Holiday lights get boxed and put away. Memories of Yuletide parties fade. As you store festive decorations, gaze at Christmas’s big picture before its focus blurs.

Picture the central thrust of the Christmas message as if it were a huge mural. Biblical writers used two broad brush strokes when painting this Yuletide scene.

With eyes glued to Jesus’ birth in a manger, we tend to overlook the panoramic backdrop biblical writers painted. Look at the wide-angled shot of a split-apart world in which Jesus was born. See a depleted cosmos that, like Humpty Dumpty, needs to be put back together again.

Christmas’s mural shows “God was in Christ reconciling the world,” declares the Apostle Paul (Colossians 1:15-20) because havoc-ridden Nature “groans” (Romans 8:18-25). This writer uses imagery of relationships blown apart. Then we feel alienated and await healing. Reconciliation takes place after what’s fractured is repaired.

Consequently, the Bible teaches Christ was born for two major reasons: to heal our broken relationship with God and to renew fractured Nature — cracking because humans abuse it.

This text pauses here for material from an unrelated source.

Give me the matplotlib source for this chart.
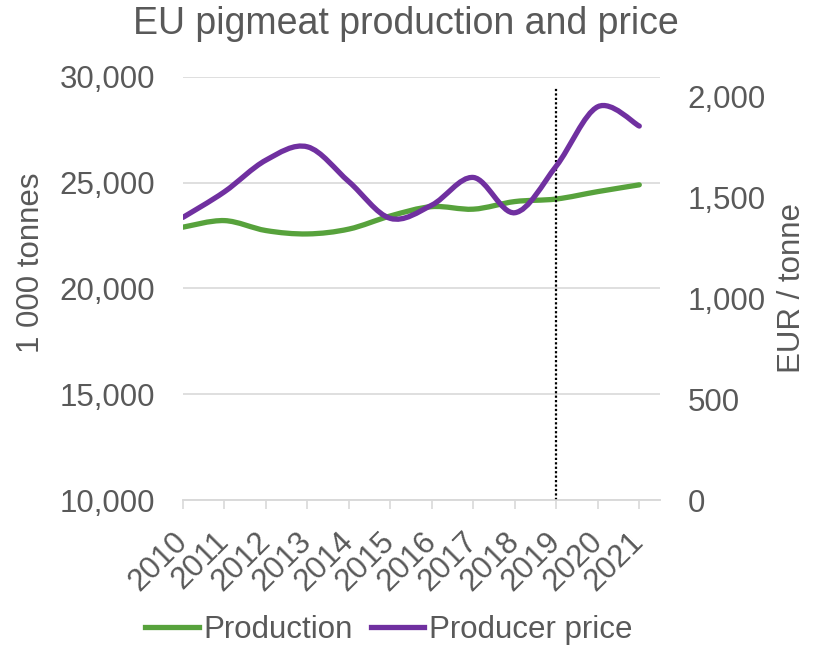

Global warming has hammered the world Christ came to restore. Issued on Black Friday last November, The National Climate Assessment from scientists in 13 federal departments and agencies darkly paints how much Mother Nature is hurting.

Recommended Stories For You

It points its finger at man-made greenhouse gases as the prime culprit destroying our planet. “High temperature extremes, heavy precipitation, high tide flooding events along the U.S. coastlines, ocean acidification and warming, and forest fires in the western United States and Alaska are all projected to continue to increase, while land and sea-ice cover, snowpack, and surface soil moisture are expected to continue to decline in the coming decades.”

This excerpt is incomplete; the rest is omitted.